_Short exercise_: The material below contains a line with "Write a component" and a line with "import * as". Copy exactly those two lines and all lines between them.

_Records to use_:
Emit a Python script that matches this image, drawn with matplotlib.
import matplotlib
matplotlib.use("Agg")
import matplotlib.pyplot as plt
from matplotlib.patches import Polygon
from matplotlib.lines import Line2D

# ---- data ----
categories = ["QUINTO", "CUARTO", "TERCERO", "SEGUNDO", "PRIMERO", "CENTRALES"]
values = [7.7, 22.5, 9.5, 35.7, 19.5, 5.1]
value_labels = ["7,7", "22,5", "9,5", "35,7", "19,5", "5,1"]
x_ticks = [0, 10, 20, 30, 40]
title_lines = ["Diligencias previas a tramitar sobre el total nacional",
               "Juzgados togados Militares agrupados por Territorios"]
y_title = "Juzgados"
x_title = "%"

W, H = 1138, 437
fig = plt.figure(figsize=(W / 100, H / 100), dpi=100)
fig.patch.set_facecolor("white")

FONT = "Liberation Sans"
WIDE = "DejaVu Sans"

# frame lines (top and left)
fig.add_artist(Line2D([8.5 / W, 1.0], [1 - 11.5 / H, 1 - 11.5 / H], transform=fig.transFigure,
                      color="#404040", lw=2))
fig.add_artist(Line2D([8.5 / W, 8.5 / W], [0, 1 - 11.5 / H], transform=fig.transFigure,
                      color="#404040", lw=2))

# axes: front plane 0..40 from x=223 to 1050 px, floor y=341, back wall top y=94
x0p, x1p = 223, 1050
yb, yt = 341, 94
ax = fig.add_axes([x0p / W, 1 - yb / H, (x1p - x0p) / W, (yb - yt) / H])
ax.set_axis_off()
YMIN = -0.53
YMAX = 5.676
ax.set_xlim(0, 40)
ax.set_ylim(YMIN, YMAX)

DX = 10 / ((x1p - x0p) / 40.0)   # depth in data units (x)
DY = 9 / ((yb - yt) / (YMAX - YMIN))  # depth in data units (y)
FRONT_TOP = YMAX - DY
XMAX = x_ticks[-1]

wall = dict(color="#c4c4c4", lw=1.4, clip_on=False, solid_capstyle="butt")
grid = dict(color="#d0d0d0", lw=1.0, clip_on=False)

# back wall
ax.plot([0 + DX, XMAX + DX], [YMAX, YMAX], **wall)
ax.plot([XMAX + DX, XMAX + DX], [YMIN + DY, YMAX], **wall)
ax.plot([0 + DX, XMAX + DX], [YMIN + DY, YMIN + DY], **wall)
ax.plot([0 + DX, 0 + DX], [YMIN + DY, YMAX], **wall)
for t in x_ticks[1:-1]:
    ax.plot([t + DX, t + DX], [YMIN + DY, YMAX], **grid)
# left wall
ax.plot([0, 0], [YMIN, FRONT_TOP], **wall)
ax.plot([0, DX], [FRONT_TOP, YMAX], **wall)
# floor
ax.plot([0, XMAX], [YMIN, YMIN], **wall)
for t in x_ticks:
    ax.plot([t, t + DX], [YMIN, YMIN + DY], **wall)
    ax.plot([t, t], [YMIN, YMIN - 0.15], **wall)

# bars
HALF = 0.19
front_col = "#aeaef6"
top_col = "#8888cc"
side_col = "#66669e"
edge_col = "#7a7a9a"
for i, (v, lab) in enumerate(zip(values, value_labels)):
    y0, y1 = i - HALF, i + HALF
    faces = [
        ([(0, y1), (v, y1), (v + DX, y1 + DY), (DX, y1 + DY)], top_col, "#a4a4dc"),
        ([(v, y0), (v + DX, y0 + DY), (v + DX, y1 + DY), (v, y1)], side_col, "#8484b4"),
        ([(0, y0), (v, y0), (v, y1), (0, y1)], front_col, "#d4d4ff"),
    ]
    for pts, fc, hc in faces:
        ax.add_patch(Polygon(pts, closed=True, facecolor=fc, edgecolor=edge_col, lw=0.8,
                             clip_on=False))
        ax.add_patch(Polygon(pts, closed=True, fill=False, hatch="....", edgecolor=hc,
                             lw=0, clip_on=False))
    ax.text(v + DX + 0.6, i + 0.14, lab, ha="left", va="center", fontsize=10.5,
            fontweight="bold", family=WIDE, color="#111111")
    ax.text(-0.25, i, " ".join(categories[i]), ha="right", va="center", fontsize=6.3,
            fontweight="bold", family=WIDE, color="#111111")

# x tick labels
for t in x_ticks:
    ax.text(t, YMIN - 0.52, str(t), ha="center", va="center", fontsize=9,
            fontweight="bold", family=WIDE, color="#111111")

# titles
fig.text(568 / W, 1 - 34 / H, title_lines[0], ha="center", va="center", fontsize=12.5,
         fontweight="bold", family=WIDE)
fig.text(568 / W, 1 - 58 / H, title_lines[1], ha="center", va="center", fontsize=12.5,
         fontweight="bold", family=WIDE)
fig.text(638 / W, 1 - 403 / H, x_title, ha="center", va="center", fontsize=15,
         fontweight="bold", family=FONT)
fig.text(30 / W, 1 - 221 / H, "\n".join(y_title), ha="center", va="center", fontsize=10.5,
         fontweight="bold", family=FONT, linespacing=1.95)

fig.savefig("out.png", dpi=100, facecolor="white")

...

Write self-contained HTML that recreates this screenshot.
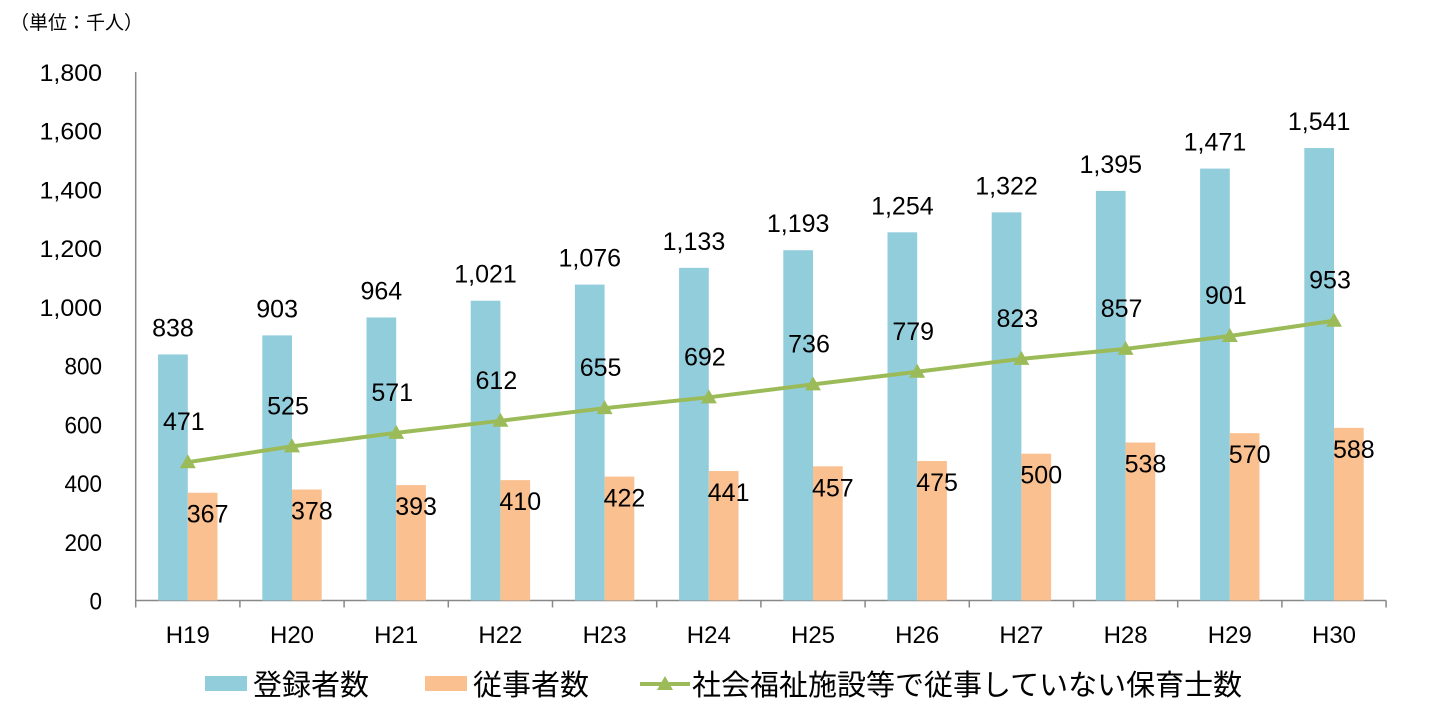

--

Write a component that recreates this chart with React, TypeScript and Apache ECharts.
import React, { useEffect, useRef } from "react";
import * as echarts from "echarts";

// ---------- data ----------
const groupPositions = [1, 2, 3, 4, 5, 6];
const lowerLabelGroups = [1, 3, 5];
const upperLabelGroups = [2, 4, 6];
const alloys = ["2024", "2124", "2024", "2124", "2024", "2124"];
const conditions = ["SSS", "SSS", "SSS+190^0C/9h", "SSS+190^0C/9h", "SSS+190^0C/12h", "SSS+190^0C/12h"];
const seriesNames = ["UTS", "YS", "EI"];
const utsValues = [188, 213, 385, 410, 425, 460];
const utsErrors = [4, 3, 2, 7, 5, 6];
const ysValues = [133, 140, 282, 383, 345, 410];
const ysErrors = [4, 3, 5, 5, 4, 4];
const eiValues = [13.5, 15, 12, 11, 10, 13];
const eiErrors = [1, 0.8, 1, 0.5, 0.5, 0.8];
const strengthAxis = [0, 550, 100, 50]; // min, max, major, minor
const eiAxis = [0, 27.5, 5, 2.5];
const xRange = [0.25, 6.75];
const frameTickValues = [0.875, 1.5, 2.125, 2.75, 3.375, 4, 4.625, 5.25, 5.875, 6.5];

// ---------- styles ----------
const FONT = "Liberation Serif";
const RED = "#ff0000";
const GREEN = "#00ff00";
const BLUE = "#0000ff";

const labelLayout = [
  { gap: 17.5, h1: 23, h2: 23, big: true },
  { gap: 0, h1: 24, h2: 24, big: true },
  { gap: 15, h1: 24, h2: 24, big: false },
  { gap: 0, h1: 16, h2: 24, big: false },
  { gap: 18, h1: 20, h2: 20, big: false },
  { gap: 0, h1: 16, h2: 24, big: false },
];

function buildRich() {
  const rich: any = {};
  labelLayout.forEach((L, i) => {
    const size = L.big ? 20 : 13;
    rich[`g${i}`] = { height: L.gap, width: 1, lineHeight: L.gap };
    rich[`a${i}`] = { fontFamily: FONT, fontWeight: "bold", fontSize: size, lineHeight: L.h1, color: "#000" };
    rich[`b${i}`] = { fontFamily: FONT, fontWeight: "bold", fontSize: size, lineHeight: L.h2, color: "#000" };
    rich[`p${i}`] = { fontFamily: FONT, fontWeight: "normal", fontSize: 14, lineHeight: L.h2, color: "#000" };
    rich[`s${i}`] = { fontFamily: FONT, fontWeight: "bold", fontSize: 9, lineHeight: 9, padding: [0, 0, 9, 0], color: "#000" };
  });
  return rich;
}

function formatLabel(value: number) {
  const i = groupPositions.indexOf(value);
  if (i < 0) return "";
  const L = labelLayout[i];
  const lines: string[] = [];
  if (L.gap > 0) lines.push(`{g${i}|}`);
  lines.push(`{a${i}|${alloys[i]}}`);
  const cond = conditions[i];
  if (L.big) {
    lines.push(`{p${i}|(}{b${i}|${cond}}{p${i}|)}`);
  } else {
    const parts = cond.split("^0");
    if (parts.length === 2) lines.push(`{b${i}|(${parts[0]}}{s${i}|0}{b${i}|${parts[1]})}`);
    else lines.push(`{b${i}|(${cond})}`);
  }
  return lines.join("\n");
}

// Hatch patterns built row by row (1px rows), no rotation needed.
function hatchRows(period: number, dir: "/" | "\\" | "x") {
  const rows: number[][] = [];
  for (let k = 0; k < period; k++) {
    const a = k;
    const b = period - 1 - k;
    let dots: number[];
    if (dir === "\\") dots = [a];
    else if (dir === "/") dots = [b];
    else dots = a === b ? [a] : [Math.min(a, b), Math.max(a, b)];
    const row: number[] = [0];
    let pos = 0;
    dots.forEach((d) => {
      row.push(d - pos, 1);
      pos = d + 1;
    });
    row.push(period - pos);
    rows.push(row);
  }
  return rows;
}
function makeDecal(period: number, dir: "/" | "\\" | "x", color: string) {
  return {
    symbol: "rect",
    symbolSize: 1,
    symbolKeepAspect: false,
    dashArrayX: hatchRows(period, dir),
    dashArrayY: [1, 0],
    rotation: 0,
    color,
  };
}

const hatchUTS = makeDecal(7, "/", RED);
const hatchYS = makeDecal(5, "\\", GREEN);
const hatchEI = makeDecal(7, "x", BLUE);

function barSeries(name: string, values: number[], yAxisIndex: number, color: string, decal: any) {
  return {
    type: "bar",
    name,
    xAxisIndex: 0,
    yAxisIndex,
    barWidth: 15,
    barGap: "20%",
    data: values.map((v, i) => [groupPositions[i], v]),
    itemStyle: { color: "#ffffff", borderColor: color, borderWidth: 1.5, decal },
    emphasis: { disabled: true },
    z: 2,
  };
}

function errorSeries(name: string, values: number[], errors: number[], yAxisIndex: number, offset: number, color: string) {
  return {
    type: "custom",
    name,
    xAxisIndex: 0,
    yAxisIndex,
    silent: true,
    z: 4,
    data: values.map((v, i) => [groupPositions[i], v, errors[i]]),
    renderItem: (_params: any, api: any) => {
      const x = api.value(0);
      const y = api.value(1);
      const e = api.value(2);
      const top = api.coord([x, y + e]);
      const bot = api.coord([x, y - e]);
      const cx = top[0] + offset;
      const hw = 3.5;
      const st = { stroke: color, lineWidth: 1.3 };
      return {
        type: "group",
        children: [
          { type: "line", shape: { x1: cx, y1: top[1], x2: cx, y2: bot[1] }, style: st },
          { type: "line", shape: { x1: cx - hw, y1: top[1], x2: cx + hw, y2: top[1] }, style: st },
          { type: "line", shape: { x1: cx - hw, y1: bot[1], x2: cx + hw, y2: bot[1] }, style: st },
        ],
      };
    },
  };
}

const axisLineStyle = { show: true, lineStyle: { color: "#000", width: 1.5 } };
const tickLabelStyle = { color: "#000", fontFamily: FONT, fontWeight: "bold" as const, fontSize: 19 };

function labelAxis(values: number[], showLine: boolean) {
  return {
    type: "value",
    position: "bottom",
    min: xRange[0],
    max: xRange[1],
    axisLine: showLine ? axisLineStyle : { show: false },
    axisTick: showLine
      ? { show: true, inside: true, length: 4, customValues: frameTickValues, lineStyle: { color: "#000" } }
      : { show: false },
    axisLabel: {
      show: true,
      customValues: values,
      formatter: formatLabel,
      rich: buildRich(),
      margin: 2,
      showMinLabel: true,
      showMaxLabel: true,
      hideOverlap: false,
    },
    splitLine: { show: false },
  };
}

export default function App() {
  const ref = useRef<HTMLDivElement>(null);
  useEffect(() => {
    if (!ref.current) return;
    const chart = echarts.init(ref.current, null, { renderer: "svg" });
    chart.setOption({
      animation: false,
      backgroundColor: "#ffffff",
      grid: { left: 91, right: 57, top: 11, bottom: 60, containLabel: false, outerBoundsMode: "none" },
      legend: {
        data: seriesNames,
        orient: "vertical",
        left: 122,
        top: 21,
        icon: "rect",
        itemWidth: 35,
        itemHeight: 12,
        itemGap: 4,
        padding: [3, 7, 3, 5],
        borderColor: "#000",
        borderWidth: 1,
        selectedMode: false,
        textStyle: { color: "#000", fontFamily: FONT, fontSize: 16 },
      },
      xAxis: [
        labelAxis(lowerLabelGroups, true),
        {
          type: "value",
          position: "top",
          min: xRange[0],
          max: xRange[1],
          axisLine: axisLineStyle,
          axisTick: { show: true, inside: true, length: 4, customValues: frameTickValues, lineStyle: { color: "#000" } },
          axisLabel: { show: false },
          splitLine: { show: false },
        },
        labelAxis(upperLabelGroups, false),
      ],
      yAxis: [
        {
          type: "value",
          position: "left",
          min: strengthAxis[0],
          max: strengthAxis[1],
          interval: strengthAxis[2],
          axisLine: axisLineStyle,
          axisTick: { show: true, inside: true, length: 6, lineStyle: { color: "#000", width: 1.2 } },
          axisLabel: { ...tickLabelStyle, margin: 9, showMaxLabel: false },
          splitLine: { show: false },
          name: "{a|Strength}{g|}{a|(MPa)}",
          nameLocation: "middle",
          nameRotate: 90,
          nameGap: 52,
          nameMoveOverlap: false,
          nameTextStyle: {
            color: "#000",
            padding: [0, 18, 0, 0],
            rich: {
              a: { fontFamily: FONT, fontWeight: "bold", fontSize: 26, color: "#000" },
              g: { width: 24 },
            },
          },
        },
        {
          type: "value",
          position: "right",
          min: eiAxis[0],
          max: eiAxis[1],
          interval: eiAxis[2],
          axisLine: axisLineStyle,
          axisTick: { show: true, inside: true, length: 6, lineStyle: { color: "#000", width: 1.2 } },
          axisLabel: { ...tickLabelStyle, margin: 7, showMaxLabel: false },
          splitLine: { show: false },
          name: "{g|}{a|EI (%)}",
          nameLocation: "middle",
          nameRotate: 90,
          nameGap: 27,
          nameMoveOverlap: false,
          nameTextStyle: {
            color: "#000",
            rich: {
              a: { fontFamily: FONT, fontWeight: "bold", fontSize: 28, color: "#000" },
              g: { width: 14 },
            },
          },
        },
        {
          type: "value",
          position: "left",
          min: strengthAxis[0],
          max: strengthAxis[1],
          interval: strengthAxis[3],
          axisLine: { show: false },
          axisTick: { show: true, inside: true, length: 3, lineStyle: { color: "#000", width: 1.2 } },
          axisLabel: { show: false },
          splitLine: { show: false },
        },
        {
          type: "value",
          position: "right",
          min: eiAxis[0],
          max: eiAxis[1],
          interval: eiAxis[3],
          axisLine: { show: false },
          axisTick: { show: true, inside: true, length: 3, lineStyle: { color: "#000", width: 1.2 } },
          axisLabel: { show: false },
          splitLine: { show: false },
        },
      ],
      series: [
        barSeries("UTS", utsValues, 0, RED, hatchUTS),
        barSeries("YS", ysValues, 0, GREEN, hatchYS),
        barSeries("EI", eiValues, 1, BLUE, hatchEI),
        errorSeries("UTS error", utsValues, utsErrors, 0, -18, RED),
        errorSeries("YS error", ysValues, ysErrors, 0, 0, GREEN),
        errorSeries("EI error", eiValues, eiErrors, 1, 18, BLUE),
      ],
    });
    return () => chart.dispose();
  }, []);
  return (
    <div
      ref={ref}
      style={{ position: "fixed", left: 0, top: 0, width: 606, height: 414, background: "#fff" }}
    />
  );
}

_Final answer_:
Write a component that recreates this chart with React, TypeScript and Apache ECharts.
import React, { useEffect, useRef } from "react";
import * as echarts from "echarts";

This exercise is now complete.